From: Matthew Davies (m.davies_at_mail.cryst.bbk.ac.uk)
Date: Tue Nov 14 2006 - 10:10:38 CST
Thank you for your prompt reply. What we are trying to do is calculate the
ease of dissociation of one peptide compared to another. We would predict
that in cases of weak binding it would be easier for the complex to
undergo disassociation due to the absense of stabilising interactions
with the receptor. The dissociative pathway itself is of less interest.
Given that information, which of the techniques that you mentioned would
you recommend we use?
Best wishes and many thanks
On Tue, 14 Nov 2006, Jerome Henin wrote:
> Dear Matthew,
> I'm afraid the case you are studying is far from easy to tackle using ABF, for
> two reasons: ABF is about reversibility, and the NAMD implementation is
> one-dimensional (for now).
> The dissociation of a receptor-peptide complex is very hard to describe by a
> single geometric parameter, and it is even harder to simulate that process
> reversibly: is the association likely to be observed over MD timescales?
> Actually the two problems are very much linked: if all relevant geometric
> parameters could be properly accounted for and biased, then reversible
> association and dissociation would be more easily observed.
> The question is: what information do you want to obtain? Is it really the PMF?
> Is it a qualitative description of the process? Is is the free energy of
> binding? In the latter case, computing a PMF is probably not the way to go. A
> lot of work has been done in that field, e.g. using FEP with or without
> restraining potentials. I can give you specific references if you don't have
> For a qualitative description, SMD (pulling as slowly as you can afford!) may
> be easier to control than ABF.
> There is a second ABF-related issue, not that important though: in your
> simulations, some non-equilibrium pulling seems to have happened. That kind
> of undesirable effect can be avoided by using high values of the fullSamples
> parameters - the slower the system is, the higher it should be.

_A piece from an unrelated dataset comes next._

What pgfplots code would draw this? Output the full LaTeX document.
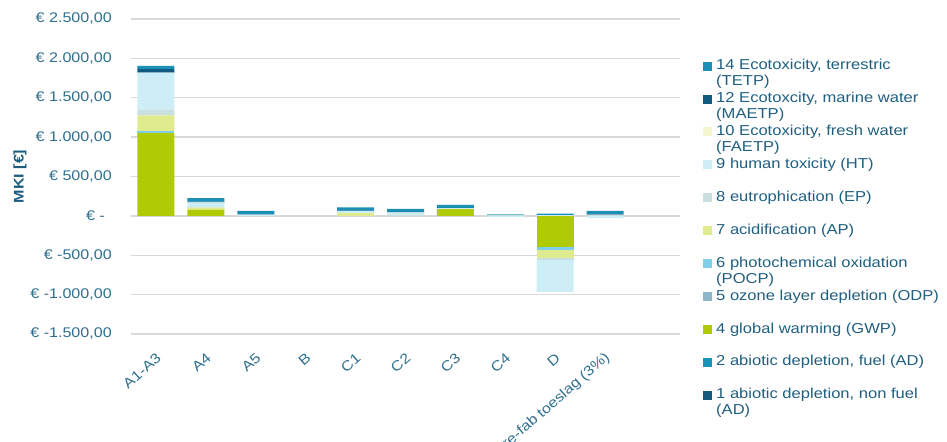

> On Tuesday 14 November 2006 08:40, Matthew Davies wrote:
> > Dear fellow NAMD users
> > We are trying to implement the ABF technique to study the dissociation
> > of a receptor-peptide complex. The receptor binds a single
> > peptide of 12 amino acids in length. We have applied the technique
> > by defining the peptide as one centroid and the binding groove of the
> > receptor as the other centroid and in the simulation we have observed a
> > clear dissociation of the peptide from the receptor.
> > Our problem has been in the calculation of the A(xi) values for the
> > simulation, specifically in selecting the values of xiMin and xiMax
> > values. At the initial point of our simulation, the two centroids are
> > approximately 10.4A apart. When we sample the A(xi) values between 10-20A
> > and 15-20A, we get singificantly higher values for the former. We are
> > confused by this as we had thought the initial and final points of sampling
> > would not significantly affect the determined values. Can you suggest at
> > to why this might occur? I have attached both .dat files as examples.